Speaking of Lincoln on film, we have not made a film about young Lincoln in over 70 years. It’s hard to believe that an American who has become so mythologized – let’s face it, he was a great and good man, but has been turned into marble by the Civil War History Revisionists – they even hand out a yearly award for anybody who can write the greatest fantasy about Lincoln while passing it off as historical fact – has not been depicted in his youth in so long. Did you ever see ‘The Thin Red Line’? In 1998, the second I saw Jim Caviezel, the film’s star, up on the big screen, especially in the scene where he’s sitting in the field talking with Sean Penn following his regiment’s first battle, I said, “There’s young Lincoln.” It’s a shame no one made such a film.
Everything I ever needed to know about the Civil War I learned in the great movies “Abe Lincoln Vs. Zombies” and “Abe Lincoln: Vampire Hunter”, both of which came out in 2012!
Said nobody ever!!
I quite enjoyed ‘Lincoln the Vampire Hunter’ – very entertaining – but did not see the Zombies one. Too frightening.
To call Abraham Lincoln the ‘bad’ coloniser shows at best a total unawareness the there were two distinct perspectives or ‘branches’ of Black American colonisation; the first wherein it was an alternative form of American White Supremacy and the other, ‘Equality Abroad – Bringing America to the World’.
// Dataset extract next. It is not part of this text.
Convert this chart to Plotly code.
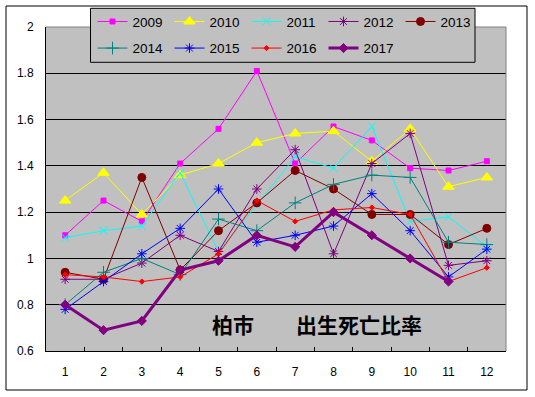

For most of his life, Abraham Lincoln did conceive of the scheme in the former terms, as had his political idol, Henry Clay.
But after the emergence of the USCT, like a high number of Americans on both sides, Lincoln had a change of perspective in his racial views to at least a significant extent because of his wartime experience and interactions with Black Americans.
In the ‘second branch’, Black American colonisation became a way of convening ‘equality abroad’, as now, Black Americans who emigrated would be given the same rights, governmental support/right of plea and most importantly of all, status and influence as ‘Americans abroad’ as their Whote American counterparts did from about the end of the Revolution to almost the start of WWII.
Its key to understand that in above era, Americans who left the country didn’t look upon themselves as leaving America; they saw themselves instead as ‘bringing America to the world’, with its self-proclaimedly ‘exceptionalism’ values, institutions, etc. Cornelius Van Horne of the CPR in Canada was an aberration in not adhering to this.
Lincoln thus reframed his conception of Black American colonisation along these lines, in light with many of his fellow Americans, both Black and White, who embraced a sense of ‘America abroad’ as a form of global ‘Manifest Destiny of Influence’.
I think the understanding of Mary Todd Lincoln was informed by both the understanding, or lack there of, of trauma and mental issues, as well as gender roles in the 19th century.